The second tall order is to immediately restore safety for Jewish students – indeed, for all who feel threatened on campus – and take a firm stand against mounting antisemitism on college campuses. Here is where medical leaders like Jameson can shine, contributing to the reversal of antisemitism not only at his university but also in the medical profession and U.S. medical schools, which has a deplorable history, particularly in the early and mid-20th century.
Antisemitism did not begin to fade until the end of World War II, as the horrors of the Holocaust led to a broader societal acceptance of Jews. In New York State, the Education Practices Act (1948) set a precedent for other states to pass legislation to eliminate discriminatory admissions practices.

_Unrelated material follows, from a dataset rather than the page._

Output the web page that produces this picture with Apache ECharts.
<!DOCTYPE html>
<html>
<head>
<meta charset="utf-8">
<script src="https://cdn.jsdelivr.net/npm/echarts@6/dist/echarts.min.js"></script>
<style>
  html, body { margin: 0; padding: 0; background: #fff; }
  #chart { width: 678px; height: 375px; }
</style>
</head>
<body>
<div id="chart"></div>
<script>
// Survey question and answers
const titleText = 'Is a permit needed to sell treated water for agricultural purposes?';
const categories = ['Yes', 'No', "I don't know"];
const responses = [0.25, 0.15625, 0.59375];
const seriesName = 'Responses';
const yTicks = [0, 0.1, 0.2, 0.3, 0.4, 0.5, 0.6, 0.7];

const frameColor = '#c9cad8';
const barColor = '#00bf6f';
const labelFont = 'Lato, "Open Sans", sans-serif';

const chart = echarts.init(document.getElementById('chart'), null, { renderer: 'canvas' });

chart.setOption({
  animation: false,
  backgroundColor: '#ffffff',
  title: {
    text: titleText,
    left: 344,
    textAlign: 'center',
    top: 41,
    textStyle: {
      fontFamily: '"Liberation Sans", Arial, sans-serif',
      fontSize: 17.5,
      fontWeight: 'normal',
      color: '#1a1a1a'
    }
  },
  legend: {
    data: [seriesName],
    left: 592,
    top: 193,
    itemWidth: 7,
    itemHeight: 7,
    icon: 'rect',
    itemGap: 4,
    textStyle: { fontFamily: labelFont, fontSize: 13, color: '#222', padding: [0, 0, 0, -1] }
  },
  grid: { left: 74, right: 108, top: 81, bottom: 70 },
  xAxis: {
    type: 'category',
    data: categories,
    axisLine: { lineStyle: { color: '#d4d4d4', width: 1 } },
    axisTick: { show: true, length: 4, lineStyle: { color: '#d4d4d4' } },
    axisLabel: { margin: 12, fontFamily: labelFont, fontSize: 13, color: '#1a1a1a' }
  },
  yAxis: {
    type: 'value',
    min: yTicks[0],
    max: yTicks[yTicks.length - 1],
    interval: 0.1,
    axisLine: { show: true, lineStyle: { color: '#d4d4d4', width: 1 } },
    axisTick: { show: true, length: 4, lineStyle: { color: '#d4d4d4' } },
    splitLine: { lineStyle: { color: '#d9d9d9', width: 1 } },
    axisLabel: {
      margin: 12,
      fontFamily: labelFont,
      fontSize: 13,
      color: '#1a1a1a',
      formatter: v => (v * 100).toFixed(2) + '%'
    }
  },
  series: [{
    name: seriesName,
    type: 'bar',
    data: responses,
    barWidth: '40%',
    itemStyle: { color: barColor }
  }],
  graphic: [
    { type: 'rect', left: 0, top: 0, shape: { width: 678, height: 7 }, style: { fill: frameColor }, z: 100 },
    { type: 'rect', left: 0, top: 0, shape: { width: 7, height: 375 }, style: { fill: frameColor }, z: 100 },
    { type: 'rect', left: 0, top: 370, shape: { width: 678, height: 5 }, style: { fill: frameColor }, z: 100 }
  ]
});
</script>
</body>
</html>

As the wave of antisemitism began to lessen and the need for physicians grew, medical schools and graduate medical education programs started to remove the quota systems, and most were eliminated by 1970, according to medical historian Edward C. Halperin, MD, MA, who is also Chancellor and CEO of New York Medical College.
But the legacy of these quotas had long-lasting effects on the medical profession and on the Jewish community. Traces of antisemitism persisted in medicine into the late 20th century and beyond. Shocking antisemitism at the University of Toronto’s medical school was recently uncovered by Jewish-Canadian physician Ayelet Kuper, MD, DPhil. Her account was published in Canadian Medical Education Journal. Just imagine how doctors and doctors-in-training holding these vile beliefs treat or intend to treat Jewish patients in their practice.

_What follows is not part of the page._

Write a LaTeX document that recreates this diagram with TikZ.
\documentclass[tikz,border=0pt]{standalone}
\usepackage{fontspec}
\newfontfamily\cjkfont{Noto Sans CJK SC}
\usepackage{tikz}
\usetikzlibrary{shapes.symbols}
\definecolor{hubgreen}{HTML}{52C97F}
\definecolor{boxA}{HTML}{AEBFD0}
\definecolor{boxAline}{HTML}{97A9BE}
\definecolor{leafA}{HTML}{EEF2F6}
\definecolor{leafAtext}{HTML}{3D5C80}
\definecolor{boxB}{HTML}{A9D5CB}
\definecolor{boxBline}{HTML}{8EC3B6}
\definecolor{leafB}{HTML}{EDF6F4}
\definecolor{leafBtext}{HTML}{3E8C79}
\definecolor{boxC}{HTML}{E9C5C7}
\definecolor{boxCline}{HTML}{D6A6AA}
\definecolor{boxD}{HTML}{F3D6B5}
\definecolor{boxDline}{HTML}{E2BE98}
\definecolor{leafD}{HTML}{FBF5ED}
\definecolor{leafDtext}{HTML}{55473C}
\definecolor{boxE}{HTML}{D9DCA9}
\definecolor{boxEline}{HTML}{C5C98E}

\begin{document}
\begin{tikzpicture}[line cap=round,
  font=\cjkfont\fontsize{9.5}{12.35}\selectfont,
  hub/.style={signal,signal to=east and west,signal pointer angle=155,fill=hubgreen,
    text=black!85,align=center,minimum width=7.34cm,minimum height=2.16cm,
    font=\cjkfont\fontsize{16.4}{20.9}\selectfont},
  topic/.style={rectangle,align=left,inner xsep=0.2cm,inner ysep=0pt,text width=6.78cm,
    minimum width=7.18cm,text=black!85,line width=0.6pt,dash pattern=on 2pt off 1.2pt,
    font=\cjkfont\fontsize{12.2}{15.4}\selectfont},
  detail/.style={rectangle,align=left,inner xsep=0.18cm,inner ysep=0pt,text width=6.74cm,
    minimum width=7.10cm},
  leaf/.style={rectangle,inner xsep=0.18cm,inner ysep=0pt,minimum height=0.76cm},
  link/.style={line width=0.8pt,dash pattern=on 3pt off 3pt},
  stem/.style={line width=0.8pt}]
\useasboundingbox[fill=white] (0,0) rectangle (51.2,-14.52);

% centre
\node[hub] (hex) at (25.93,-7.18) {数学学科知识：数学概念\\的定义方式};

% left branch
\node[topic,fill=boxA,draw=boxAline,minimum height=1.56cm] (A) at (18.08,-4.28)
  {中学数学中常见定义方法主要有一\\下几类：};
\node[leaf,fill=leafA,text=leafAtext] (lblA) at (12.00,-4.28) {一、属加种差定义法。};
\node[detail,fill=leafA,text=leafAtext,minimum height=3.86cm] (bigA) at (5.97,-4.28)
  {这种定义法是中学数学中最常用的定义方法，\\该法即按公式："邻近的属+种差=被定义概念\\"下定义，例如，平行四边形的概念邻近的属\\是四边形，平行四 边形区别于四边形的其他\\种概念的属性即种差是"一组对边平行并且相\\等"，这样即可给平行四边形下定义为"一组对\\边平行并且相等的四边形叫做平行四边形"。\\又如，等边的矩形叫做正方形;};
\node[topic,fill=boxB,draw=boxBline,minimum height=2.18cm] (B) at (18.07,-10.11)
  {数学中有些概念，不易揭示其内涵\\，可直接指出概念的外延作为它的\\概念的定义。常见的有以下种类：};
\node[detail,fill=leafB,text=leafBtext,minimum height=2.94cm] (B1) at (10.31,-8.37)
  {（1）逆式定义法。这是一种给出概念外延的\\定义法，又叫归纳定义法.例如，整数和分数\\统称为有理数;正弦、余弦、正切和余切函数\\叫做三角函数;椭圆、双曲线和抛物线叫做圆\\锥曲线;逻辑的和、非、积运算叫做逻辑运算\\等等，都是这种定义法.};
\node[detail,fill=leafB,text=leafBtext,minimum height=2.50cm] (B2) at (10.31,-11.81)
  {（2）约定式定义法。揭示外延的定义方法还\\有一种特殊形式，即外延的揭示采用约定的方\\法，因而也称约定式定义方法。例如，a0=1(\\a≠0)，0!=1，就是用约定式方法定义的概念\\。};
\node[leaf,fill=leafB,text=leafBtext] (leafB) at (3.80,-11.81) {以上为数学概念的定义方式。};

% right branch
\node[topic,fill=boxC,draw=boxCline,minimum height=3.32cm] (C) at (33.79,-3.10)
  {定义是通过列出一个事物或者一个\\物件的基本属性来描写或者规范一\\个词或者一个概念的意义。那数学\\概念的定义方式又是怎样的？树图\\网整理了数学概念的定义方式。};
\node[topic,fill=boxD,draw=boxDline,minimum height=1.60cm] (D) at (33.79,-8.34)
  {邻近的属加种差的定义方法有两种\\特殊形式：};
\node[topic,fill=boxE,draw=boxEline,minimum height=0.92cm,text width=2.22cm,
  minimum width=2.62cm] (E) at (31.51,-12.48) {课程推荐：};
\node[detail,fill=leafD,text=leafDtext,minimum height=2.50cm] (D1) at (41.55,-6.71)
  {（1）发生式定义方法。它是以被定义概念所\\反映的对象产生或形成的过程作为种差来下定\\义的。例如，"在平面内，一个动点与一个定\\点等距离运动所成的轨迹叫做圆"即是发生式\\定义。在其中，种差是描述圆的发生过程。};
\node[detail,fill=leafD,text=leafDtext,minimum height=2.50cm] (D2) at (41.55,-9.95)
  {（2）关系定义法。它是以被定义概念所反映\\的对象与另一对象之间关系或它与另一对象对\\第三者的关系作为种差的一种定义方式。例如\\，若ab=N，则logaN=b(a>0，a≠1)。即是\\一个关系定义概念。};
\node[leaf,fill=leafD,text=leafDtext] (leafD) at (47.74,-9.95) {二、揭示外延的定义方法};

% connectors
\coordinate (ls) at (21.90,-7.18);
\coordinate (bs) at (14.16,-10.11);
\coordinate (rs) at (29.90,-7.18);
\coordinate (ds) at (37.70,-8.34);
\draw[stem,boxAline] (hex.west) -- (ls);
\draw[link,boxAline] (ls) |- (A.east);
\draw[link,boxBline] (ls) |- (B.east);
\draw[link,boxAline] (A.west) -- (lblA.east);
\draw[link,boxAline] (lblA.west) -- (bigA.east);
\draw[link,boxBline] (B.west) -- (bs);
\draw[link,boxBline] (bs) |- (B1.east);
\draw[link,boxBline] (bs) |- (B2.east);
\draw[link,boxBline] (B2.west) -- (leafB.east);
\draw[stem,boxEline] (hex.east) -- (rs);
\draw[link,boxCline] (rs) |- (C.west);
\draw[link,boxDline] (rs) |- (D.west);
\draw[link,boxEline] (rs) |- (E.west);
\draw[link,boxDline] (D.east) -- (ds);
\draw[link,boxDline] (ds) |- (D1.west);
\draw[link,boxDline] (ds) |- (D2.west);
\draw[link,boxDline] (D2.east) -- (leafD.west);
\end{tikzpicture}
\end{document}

Although antisemitism in the medical profession is widely condemned, and diversity and inclusion are key priorities for many medical schools and organizations, the history of antisemitism serves as a reminder of the need for vigilance against discrimination in all its forms.

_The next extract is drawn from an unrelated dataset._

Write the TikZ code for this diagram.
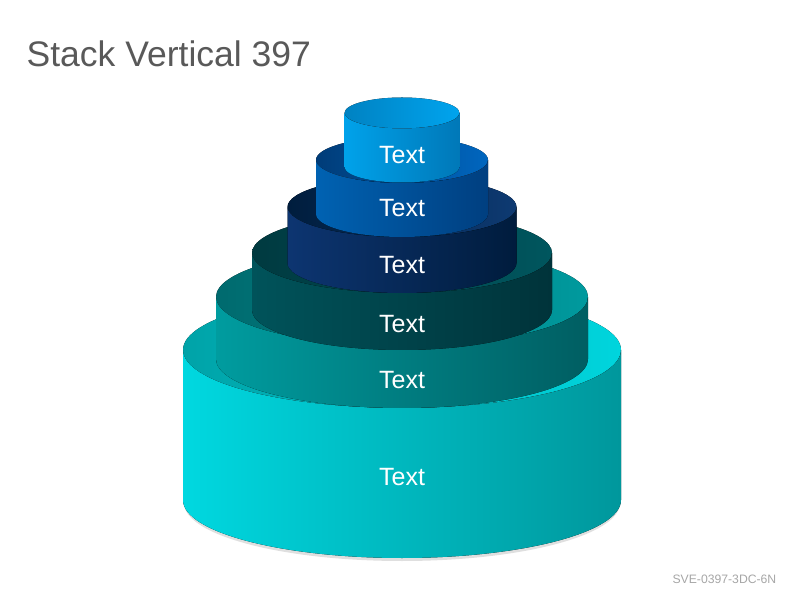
\documentclass[tikz,border=0pt]{standalone}
\usepackage{fontspec}
\setmainfont{Liberation Sans}
\usepackage{tikz}
\definecolor{titlegray}{HTML}{595959}
\definecolor{codegray}{HTML}{A6A6A6}
\definecolor{c1l}{HTML}{00D8E0}\definecolor{c1r}{HTML}{00979C}
\definecolor{c1il}{HTML}{00A3A8}\definecolor{c1ir}{HTML}{00D5DD}
\definecolor{c2l}{HTML}{009C9F}\definecolor{c2r}{HTML}{005E62}
\definecolor{c2il}{HTML}{006A6E}\definecolor{c2ir}{HTML}{009A9E}
\definecolor{c3l}{HTML}{00535A}\definecolor{c3r}{HTML}{00333A}
\definecolor{c3il}{HTML}{003A40}\definecolor{c3ir}{HTML}{00565E}
\definecolor{c4l}{HTML}{0D3571}\definecolor{c4r}{HTML}{001C3D}
\definecolor{c4il}{HTML}{001D3D}\definecolor{c4ir}{HTML}{0E3A72}
\definecolor{c5l}{HTML}{0062B2}\definecolor{c5r}{HTML}{003F80}
\definecolor{c5il}{HTML}{003C78}\definecolor{c5ir}{HTML}{0066BF}
\definecolor{c6l}{HTML}{00A2EA}\definecolor{c6r}{HTML}{0078B8}
\definecolor{c6il}{HTML}{0082C2}\definecolor{c6ir}{HTML}{00A4EE}

\begin{document}
\begin{tikzpicture}[x=1pt,y=1pt,
        lbl/.style={text=white,font=\fontsize{25}{25}\selectfont}]
                \useasboundingbox (0,0) rectangle (800,600);
                \node [anchor=base west,inner sep=0,text=titlegray,font=\fontsize{35.5}{36}\selectfont] (title) at (26.5,533.5) {Stack Vertical 397};
                \node [anchor=base east,inner sep=0,text=codegray,font=\fontsize{12.2}{13}\selectfont] (code) at (776.5,17) {SVE-0397-3DC-6N};
                % bottom ring
                \fill [black!25,opacity=.5] (402,97) ellipse [x radius=218,y radius=58];
                \fill [left color=c1il,right color=c1ir] (402,250) ellipse [x radius=219,y radius=58];
                \fill [left color=c1l,right color=c1r] (183,250) -- (183,100) arc [start angle=180,end angle=360,x radius=219,y radius=58] -- (621,250) arc [start angle=0,end angle=-180,x radius=219,y radius=58] -- cycle;
                % second ring
                \fill [left color=c2il,right color=c2ir] (402,303) ellipse [x radius=186,y radius=49];
                \fill [left color=c2l,right color=c2r] (216,303) -- (216,241) arc [start angle=180,end angle=360,x radius=186,y radius=49] -- (588,303) arc [start angle=0,end angle=-180,x radius=186,y radius=49] -- cycle;
                % third ring
                \fill [left color=c3il,right color=c3ir] (402,347) ellipse [x radius=150,y radius=40];
                \fill [left color=c3l,right color=c3r] (252,347) -- (252,290) arc [start angle=180,end angle=360,x radius=150,y radius=40] -- (552,347) arc [start angle=0,end angle=-180,x radius=150,y radius=40] -- cycle;
                % fourth ring
                \fill [left color=c4il,right color=c4ir] (402,393) ellipse [x radius=114.5,y radius=30];
                \fill [left color=c4l,right color=c4r] (287.5,393) -- (287.5,337) arc [start angle=180,end angle=360,x radius=114.5,y radius=30] -- (516.5,393) arc [start angle=0,end angle=-180,x radius=114.5,y radius=30] -- cycle;
                % fifth ring
                \fill [left color=c5il,right color=c5ir] (402,440) ellipse [x radius=86,y radius=23];
                \fill [left color=c5l,right color=c5r] (316,440) -- (316,386) arc [start angle=180,end angle=360,x radius=86,y radius=23] -- (488,440) arc [start angle=0,end angle=-180,x radius=86,y radius=23] -- cycle;
                % top ring
                \fill [left color=c6il,right color=c6ir] (402,487) ellipse [x radius=57.5,y radius=15.5];
                \fill [left color=c6l,right color=c6r] (344.5,487) -- (344.5,433) arc [start angle=180,end angle=360,x radius=57.5,y radius=15.5] -- (459.5,487) arc [start angle=0,end angle=-180,x radius=57.5,y radius=15.5] -- cycle;
                \node [lbl] (t6) at (402,445) {Text};
                \node [lbl] (t5) at (402,392) {Text};
                \node [lbl] (t4) at (402,335) {Text};
                \node [lbl] (t3) at (402,276) {Text};
                \node [lbl] (t2) at (402,220) {Text};
                \node [lbl] (t1) at (402,123) {Text};
            \end{tikzpicture}
\end{document}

This leads to the third challenge for Penn, which essentially encapsulates the first two concerns: can the new administration self-govern itself and ease tensions over antisemitism? This may be difficult to accomplish given that the abolition of the Jewish quota in U.S. medical school admissions policies was largely driven by forces external to academic medicine, such as governmental and societal interventions rather than proactive changes within universities themselves.
In comparing the existence of medical school quotas for Jews to the present alleged discrimination against Asian-Americans – that is, viewing Asians as the “new Jews” insofar as both groups have been targeted as “over-represented” at elite institutions – Halperin said, “It is unlikely that the system will reform itself from within. It is far more likely that higher education will circle the wagons to defend itself against allegations of bias. If change is to occur, it will need to come from outside the higher education system.”
Perhaps a highly-touted physician like Jameson, with demonstrated leadership skills and moral clarity, as opposed to his predecessor – an attorney who tried to legislate morality and whiffed badly when asked to address the evil of genocide – will have much better success quelling campus protest at Penn while preserving the freedom of academic thought and discourse that can serve as a model for all universities to follow.
Arthur Lazarus is a former Doximity Fellow, a member of the editorial board of the American Association for Physician Leadership, and an adjunct professor of psychiatry at the Lewis Katz School of Medicine at Temple University in Philadelphia, PA. He is the author of Every Story Counts: Exploring Contemporary Practice Through Narrative Medicine.